Non-obvious edge cases include days with all negative profits, where greedily taking the longest segment could incur unnecessary loss, or segments at the edges where overlap conditions might fail. For instance, if day 1 sells types 2 to 3 and all profits are negative except type 2, a careless algorithm might extend to type 3 and reduce overall profit, while the optimal choice is to sell just type 2.
Approaches
The brute-force solution is to enumerate every possible contiguous segment for the first day, then recursively explore all valid overlapping segments for subsequent days, summing their profits. This guarantees correctness because it tries every allowed combination, but its complexity is $O(n \cdot m^3)$ in the worst case, counting all segment start and end combinations and the overlap checks. This is far too slow for the largest inputs.
The key observation is that we can model the problem as a dynamic programming task. Let us define a DP state representing the maximum profit up to day $i$ if we select a segment ending at a certain column. The transition requires choosing a new segment that overlaps and extends in at least one column outside the previous segment. By precomputing prefix sums of profits per day, we can compute any segment sum in $O(1)$. The remaining challenge is efficiently finding the best overlapping segment from the previous day. Since overlaps only require at least one shared element, we can represent segments by their leftmost and rightmost indices and use sliding window or two-pointer techniques to compute the best transitions in $O(m)$ per day.
The brute-force and optimized approaches compare as follows:
| Approach | Time Complexity | Space Complexity | Verdict |
|---|---|---|---|
| Brute Force | O(n * m^3) | O(n * m) | Too slow |
| Optimal | O(n * m) | O(m) | Accepted |
Algorithm Walkthrough
- Read the number of test cases. For each test case, read $n$ and $m$ and the $n \times m$ profit matrix.
- For each day, compute prefix sums of profits to allow O(1) segment sum calculation.
- Initialize a DP array for the first day. For each possible segment $[l, r]$, compute its sum and store it in a DP table indexed by segment boundaries.
- For subsequent days, maintain two arrays: one storing the maximum DP value of segments ending at or before column $j$, and one for segments starting at or after column $j$. These arrays allow us to compute the optimal transition for every new segment efficiently.
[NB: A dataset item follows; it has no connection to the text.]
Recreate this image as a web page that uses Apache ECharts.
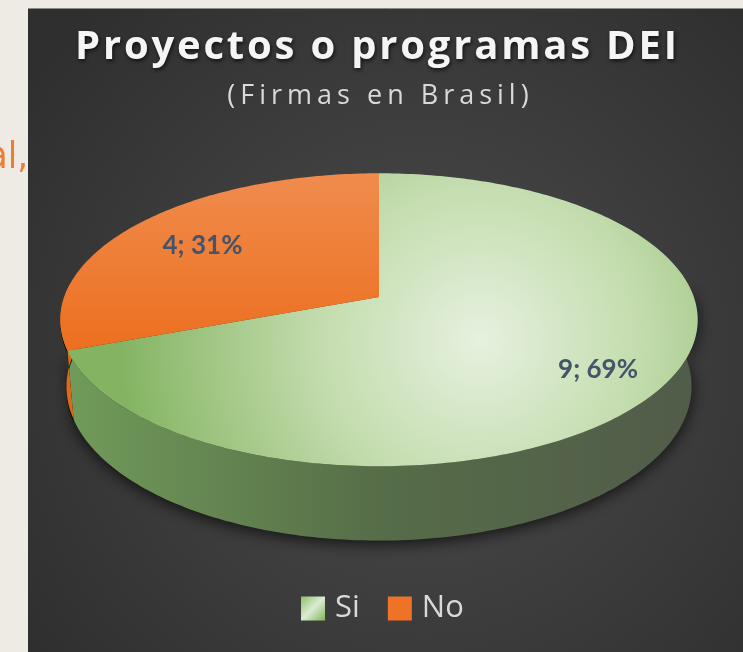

- Iterate over all possible segments on the current day. For each segment, use the precomputed maxima to select a previous-day segment that satisfies the overlap and new-column conditions. Update the current DP state with the sum of the current segment plus the chosen previous-day DP value.
- After processing all days, the answer for the test case is the maximum value among all DP states for the last day.
The invariant is that after each day, the DP table stores the maximum achievable profit for every segment ending on that day, respecting the overlap rules. Because we consider all possible segments efficiently, the final maximum cannot be exceeded.
Python Solution
import sys
input = sys.stdin.readline
def solve():
t = int(input())
for _ in range(t):
n, m = map(int, input().split())
A = [list(map(int, input().split())) for _ in range(n)]
# Prefix sums for each row
pref = [[0]*(m+1) for _ in range(n)]
for i in range(n):
for j in range(m):
pref[i][j+1] = pref[i][j] + A[i][j]
# DP: for each day, store the best profit for segments ending at each column
dp_prev = [0]*m
for l in range(m):
for r in range(l, m):
dp_prev[r] = max(dp_prev[r], pref[0][r+1]-pref[0][l])
for day in range(1, n):
left_max = [float('-inf')]*m
right_max = [float('-inf')]*m
current_dp = [float('-inf')]*m
left_max[0] = dp_prev[0]
for j in range(1, m):
left_max[j] = max(left_max[j-1], dp_prev[j])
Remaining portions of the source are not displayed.